Required work:
Filter the listing and keep only the lines with the word "this".

Raw data:
---*---
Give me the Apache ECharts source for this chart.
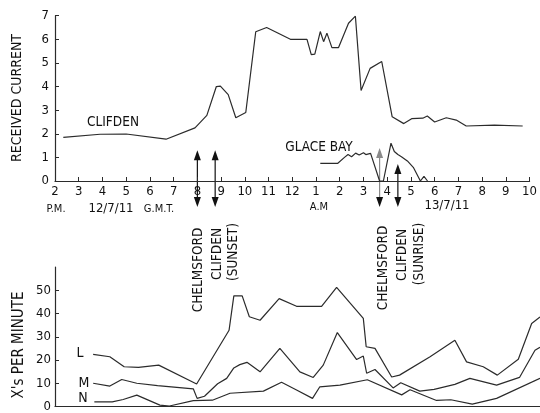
<!DOCTYPE html>
<html><head><meta charset="utf-8">
<script src="https://cdn.jsdelivr.net/npm/echarts@6/dist/echarts.min.js"></script>
<style>html,body{margin:0;padding:0;background:#fff}#c{width:540px;height:413px}</style>
</head><body><div id="c"></div>
<script>
// hours: 14 = 2 P.M. 12/7/11 ... 34 = 10 A.M. 13/7/11 (G.M.T.)
const clifden = [[14.35,1.85],[15.9,1.98],[17.0,1.99],[18.68,1.77],[19.9,2.25],[20.4,2.78],[20.8,4.0],[20.97,4.02],[21.3,3.66],[21.62,2.68],[22.04,2.9],[22.46,6.32],[22.92,6.5],[23.92,6.0],[24.62,6.0],[24.8,5.35],[24.95,5.37],[25.18,6.33],[25.32,5.9],[25.46,6.26],[25.67,5.65],[25.95,5.65],[26.37,6.68],[26.66,6.98],[26.9,3.83],[27.28,4.77],[27.77,5.06],[28.21,2.72],[28.7,2.43],[29.03,2.64],[29.5,2.66],[29.69,2.75],[30.0,2.5],[30.49,2.68],[30.91,2.58],[31.33,2.33],[32.52,2.37],[33.71,2.33]];
const glaceBay = [[25.18,0.75],[25.92,0.75],[26.2,1.0],[26.35,1.12],[26.5,1.03],[26.67,1.18],[26.82,1.1],[27.0,1.2],[27.1,1.12],[27.3,1.17],[27.35,1.12],[27.68,0],[27.84,0],[28.16,1.6],[28.3,1.25],[28.45,1.12],[28.6,1.03],[28.85,0.85],[29.1,0.58],[29.4,0],[29.55,0.2],[29.7,0]];
const seriesL = [[15.6,22.4],[16.3,21.4],[16.9,17.1],[17.5,16.8],[18.35,17.8],[19.94,9.7],[21.3,32.8],[21.5,47.6],[21.85,47.6],[22.15,38.6],[22.6,37.1],[23.4,46.4],[24.13,43.1],[25.18,43.1],[25.81,51.2],[26.93,37.9],[27.05,25.7],[27.42,25.0],[28.12,12.7],[28.45,13.5],[29.73,21.4],[30.77,28.5],[31.26,19.2],[31.96,17.1],[32.55,13.5],[33.43,20.3],[33.99,35.7],[34.34,38.5]];
const seriesM = [[15.6,10.0],[16.3,8.8],[16.8,11.6],[17.43,10.0],[18.3,9.0],[19.8,7.6],[19.96,3.5],[20.27,4.4],[20.82,9.8],[21.2,12.1],[21.5,16.6],[21.75,18.0],[22.05,19.0],[22.6,14.9],[23.43,25.0],[24.27,14.9],[24.83,12.5],[25.25,17.8],[25.84,31.8],[26.65,20.2],[26.93,21.7],[27.07,14.3],[27.42,15.9],[28.18,8.0],[28.5,10.2],[29.3,6.6],[29.9,7.4],[30.77,9.5],[31.4,12.1],[32.52,9.2],[33.48,12.5],[34.13,24.2],[34.34,25.5]];
const seriesN = [[15.65,2.0],[16.4,2.0],[16.86,3.0],[17.43,4.9],[18.4,0.6],[18.8,0.2],[19.8,2.5],[20.6,2.7],[21.34,5.7],[22.74,6.6],[23.5,10.4],[24.13,7.1],[24.8,3.5],[25.1,8.4],[25.95,9.2],[27.1,11.5],[28.54,5.0],[28.89,7.2],[30.0,2.6],[30.6,2.9],[31.5,1.0],[32.52,3.5],[34.34,12.1]];
const arrowTimes = [20.0, 20.75, 27.68, 28.45];
const arrowUpTips = [1.3, 1.3, 1.4, 0.72];
const arrowDownTip = -1.1;

const FONT = "'DejaVu Sans Condensed','DejaVu Sans',sans-serif";
const INK = '#2b2b2b';
const chart = echarts.init(document.getElementById('c'), null, {renderer:'canvas'});
const lineS = (data, g) => ({type:'line', xAxisIndex:g, yAxisIndex:g, data, showSymbol:false, symbol:'none', clip:false,
  lineStyle:{color:INK, width:1.2}, animation:false});
const hourLabel = v => String(((Math.round(v) - 1) % 12) + 1);

chart.setOption({
  animation:false,
  grid:[{left:55, top:15.7, width:477, height:165.3},{left:55, top:267, width:485, height:139.5}],
  xAxis:[
    {type:'value', gridIndex:0, min:14, max:34, interval:1, splitLine:{show:false},
     axisLine:{lineStyle:{color:INK,width:1.2}}, axisTick:{inside:true,length:4,lineStyle:{color:INK}},
     axisLabel:{formatter:hourLabel, color:'#111', fontSize:13, fontFamily:FONT, margin:4}},
    {type:'value', gridIndex:1, min:14, max:34.34, splitLine:{show:false},
     axisLine:{lineStyle:{color:INK,width:1.2}}, axisTick:{show:false}, axisLabel:{show:false}}
  ],
  yAxis:[
    {type:'value', gridIndex:0, min:0, max:7, interval:1, splitLine:{show:false},
     axisLine:{show:true,lineStyle:{color:INK,width:1.2}}, axisTick:{show:true,inside:true,length:4,lineStyle:{color:INK}},
     axisLabel:{color:'#111', fontSize:13, fontFamily:FONT, margin:6}},
    {type:'value', gridIndex:1, min:0, max:60, interval:10, splitLine:{show:false},
     axisLine:{show:true,lineStyle:{color:INK,width:1.2}}, axisTick:{show:true,inside:true,length:4,lineStyle:{color:INK}},
     axisLabel:{color:'#111', fontSize:13, fontFamily:FONT, margin:4, showMaxLabel:false}}
  ],
  series:[lineS(clifden,0), lineS(glaceBay,0), lineS(seriesL,1), lineS(seriesM,1), lineS(seriesN,1)]
});

const txt = (x, y, s, rot, size) => ({type:'text', x, y, rotation: rot ? Math.PI/2 : 0,
  style:{text:s, fill:'#111', font:(size||12)+'px '+FONT, align:'center', verticalAlign:'middle'}, silent:true});
const g = [];
g.push(txt(17, 98, 'RECEIVED CURRENT', true, 14));
g.push(txt(19, 345, "X's PER MINUTE", true, 15));
g.push(txt(113, 122, 'CLIFDEN', false, 13.5));
g.push(txt(319, 147, 'GLACE BAY', false, 13.5));
g.push(txt(56, 209, 'P.M.', false, 11));
g.push(txt(111, 209, '12/7/11', false, 13));
g.push(txt(159, 209, 'G.M.T.', false, 11));
g.push(txt(319, 207, 'A.M', false, 11));
g.push(txt(447, 206, '13/7/11', false, 13));
g.push(txt(198, 270, 'CHELMSFORD', true, 13.5));
g.push(txt(217, 254, 'CLIFDEN', true, 13.5));
g.push(txt(233, 252, '(SUNSET)', true, 13.5));
g.push(txt(383, 268, 'CHELMSFORD', true, 13.5));
g.push(txt(402, 255, 'CLIFDEN', true, 13.5));
g.push(txt(419, 254, '(SUNRISE)', true, 13.5));
g.push(txt(80, 353, 'L', false, 14));
g.push(txt(84, 383, 'M', false, 14));
g.push(txt(83, 398, 'N', false, 14));

arrowTimes.forEach((t, i) => {
  const up = chart.convertToPixel({gridIndex:0}, [t, arrowUpTips[i]]);
  const dn = chart.convertToPixel({gridIndex:0}, [t, arrowDownTip]);
  const col = i === 2 ? '#8a8a8a' : '#111';
  const x = up[0];
  g.push({type:'line', shape:{x1:x, y1:up[1]+3, x2:x, y2:dn[1]-3}, style:{stroke:col, lineWidth:1.2}, silent:true});
  g.push({type:'polygon', shape:{points:[[x,up[1]],[x-3.5,up[1]+10],[x+3.5,up[1]+10]]}, style:{fill:col}, silent:true});
  g.push({type:'polygon', shape:{points:[[x,dn[1]],[x-3.5,dn[1]-10],[x+3.5,dn[1]-10]]}, style:{fill:'#111'}, silent:true});
});
chart.setOption({graphic:g});
</script></body></html>
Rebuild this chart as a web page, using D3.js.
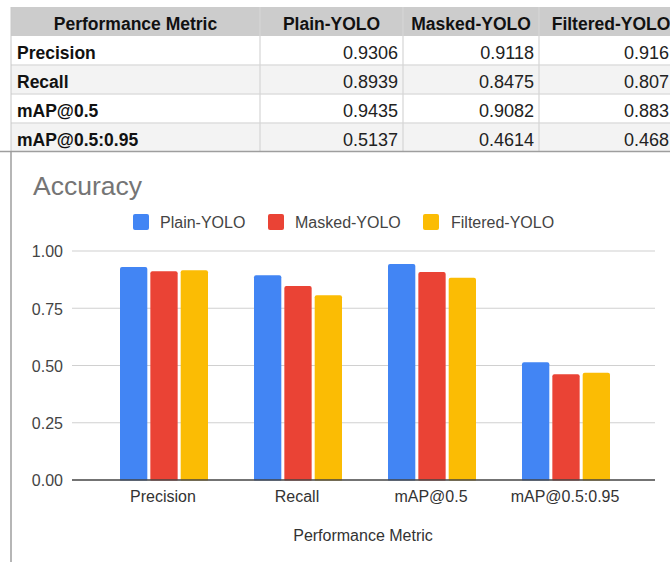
<!DOCTYPE html>
<html>
<head>
<meta charset="utf-8">
<script src="https://cdn.jsdelivr.net/npm/d3@7/dist/d3.min.js"></script>
<style>
  html, body { margin: 0; padding: 0; background: #fff; overflow: hidden; }
  svg { display: block; font-family: Arial, "Liberation Sans", sans-serif; }
</style>
</head>
<body>
<svg id="chart" width="670" height="562"></svg>
<script>
const categories = ["Precision", "Recall", "mAP@0.5", "mAP@0.5:0.95"];
const seriesNames = ["Plain-YOLO", "Masked-YOLO", "Filtered-YOLO"];
const plainValues = [0.9306, 0.8939, 0.9435, 0.5137];
const maskedValues = [0.9118, 0.8475, 0.9082, 0.4614];
const filteredValues = [0.916, 0.807, 0.883, 0.468];
// table cell texts as visible in the reference (Filtered column is cut at the window edge)
const tableValueText = {
  "Plain-YOLO": ["0.9306", "0.8939", "0.9435", "0.5137"],
  "Masked-YOLO": ["0.9118", "0.8475", "0.9082", "0.4614"],
  "Filtered-YOLO": ["0.916", "0.807", "0.883", "0.468"]
};
const yTicks = [0, 0.25, 0.5, 0.75, 1.0];
const colors = ["#4285F4", "#EA4335", "#FBBC04"];
const seriesValues = [plainValues, maskedValues, filteredValues];

const svg = d3.select("#chart");

// ---------- Table ----------
const colEdges = [11, 260, 403, 539, 683];
const valueRight = [398, 534, 669];
const rowEdges = [7, 36, 65, 94, 123, 151.5];
const headers = ["Performance Metric"].concat(seriesNames);
const table = svg.append("g");

table.append("rect").attr("x", colEdges[0]).attr("y", rowEdges[0])
  .attr("width", colEdges[4] - colEdges[0]).attr("height", rowEdges[1] - rowEdges[0])
  .attr("fill", "#cccccc");
categories.forEach((c, i) => {
  table.append("rect").attr("x", colEdges[0]).attr("y", rowEdges[i + 1])
    .attr("width", colEdges[4] - colEdges[0]).attr("height", rowEdges[i + 2] - rowEdges[i + 1])
    .attr("fill", i % 2 === 1 ? "#f3f3f3" : "#ffffff");
});
for (let i = 2; i < rowEdges.length - 1; i++) {
  table.append("line").attr("x1", colEdges[0]).attr("x2", 670)
    .attr("y1", rowEdges[i]).attr("y2", rowEdges[i]).attr("stroke", "#dedede").attr("stroke-width", 1.5);
}
colEdges.slice(1, 4).forEach(x => {
  table.append("line").attr("x1", x).attr("x2", x)
    .attr("y1", rowEdges[0]).attr("y2", rowEdges[5]).attr("stroke", "#d6d6d6").attr("stroke-width", 1.2);
});
table.append("line").attr("x1", colEdges[0]).attr("x2", colEdges[0])
  .attr("y1", rowEdges[0]).attr("y2", rowEdges[5]).attr("stroke", "#c8c8c8");

headers.forEach((h, j) => {
  table.append("text").attr("x", (colEdges[j] + colEdges[j + 1]) / 2).attr("y", 30)
    .attr("text-anchor", "middle").attr("font-size", 17.5).attr("font-weight", "bold")
    .attr("fill", "#111").text(h);
});
categories.forEach((c, i) => {
  const yb = rowEdges[i + 1] + 23;
  table.append("text").attr("x", colEdges[0] + 6).attr("y", yb)
    .attr("font-size", 17.5).attr("font-weight", "bold").attr("fill", "#111").text(c);
  seriesNames.forEach((s, j) => {
    table.append("text").attr("x", valueRight[j]).attr("y", yb)
      .attr("text-anchor", "end").attr("font-size", 18).attr("fill", "#222")
      .text(tableValueText[s][i]);
  });
});

// chart frame
svg.append("line").attr("x1", 0).attr("x2", 670).attr("y1", 151.5).attr("y2", 151.5)
  .attr("stroke", "#9e9e9e").attr("stroke-width", 1.5);
svg.append("line").attr("x1", 11).attr("x2", 11).attr("y1", 151.5).attr("y2", 562)
  .attr("stroke", "#9e9e9e").attr("stroke-width", 1.5);

// ---------- Chart ----------
svg.append("text").attr("x", 33).attr("y", 195).attr("font-size", 26.5)
  .attr("fill", "#757575").text("Accuracy");

const legendItems = [
  { x: 133, text: 160 },
  { x: 268, text: 295 },
  { x: 423, text: 451 }
];
seriesNames.forEach((s, i) => {
  svg.append("rect").attr("x", legendItems[i].x).attr("y", 214).attr("width", 16).attr("height", 16)
    .attr("rx", 2).attr("fill", colors[i]);
  svg.append("text").attr("x", legendItems[i].text).attr("y", 227.5).attr("font-size", 16)
    .attr("fill", "#444").text(s);
});

const y = d3.scaleLinear().domain([0, 1]).range([480, 251]);
const x0 = d3.scaleBand().domain(categories).range([96, 632]);
const groupW = 88;
const x1 = d3.scaleBand().domain(seriesNames).range([0, groupW]).paddingInner(0.1);

svg.append("g").selectAll("line").data(yTicks.filter(t => t > 0)).join("line")
  .attr("x1", 72).attr("x2", 655).attr("y1", d => y(d)).attr("y2", d => y(d))
  .attr("stroke", "#d0d0d0").attr("stroke-width", 1.2);

const yAxis = d3.axisLeft(y).tickValues(yTicks).tickFormat(d3.format(".2f")).tickSize(0).tickPadding(0);
const yg = svg.append("g").attr("transform", "translate(63,0)").call(yAxis);
yg.select(".domain").remove();
yg.selectAll("text").attr("font-size", 16).attr("fill", "#444")
  .attr("font-family", "Arial, 'Liberation Sans', sans-serif").attr("dy", "0.36em");

const groups = svg.append("g").selectAll("g").data(categories).join("g")
  .attr("transform", c => `translate(${x0(c) + x0.bandwidth() / 2 - groupW / 2 + 1},0)`);
groups.selectAll("rect").data((c, ci) => seriesNames.map((s, si) => ({ s, si, v: seriesValues[si][ci] })))
  .join("rect")
  .attr("x", d => x1(d.s))
  .attr("width", x1.bandwidth())
  .attr("y", d => y(d.v))
  .attr("height", d => y(0) - y(d.v) + 2)
  .attr("rx", 2)
  .attr("fill", d => colors[d.si]);

svg.append("rect").attr("x", 72).attr("y", 480.5).attr("width", 583).attr("height", 3).attr("fill", "#fff");

svg.append("line").attr("x1", 72).attr("x2", 655).attr("y1", y(0)).attr("y2", y(0))
  .attr("stroke", "#444").attr("stroke-width", 1.5);

const xAxis = d3.axisBottom(x0).tickSize(0).tickPadding(0);
const xg = svg.append("g").attr("transform", "translate(0,488)").call(xAxis);
xg.select(".domain").remove();
xg.selectAll("text").attr("font-size", 16).attr("fill", "#333")
  .attr("font-family", "Arial, 'Liberation Sans', sans-serif").attr("dy", "0.9em");

svg.append("text").attr("x", 363).attr("y", 541).attr("text-anchor", "middle")
  .attr("font-size", 16).attr("fill", "#333").text("Performance Metric");
</script>
</body>
</html>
---*---
Task response:
Give me the Apache ECharts source for this chart.
Rebuild this chart as a web page, using D3.js.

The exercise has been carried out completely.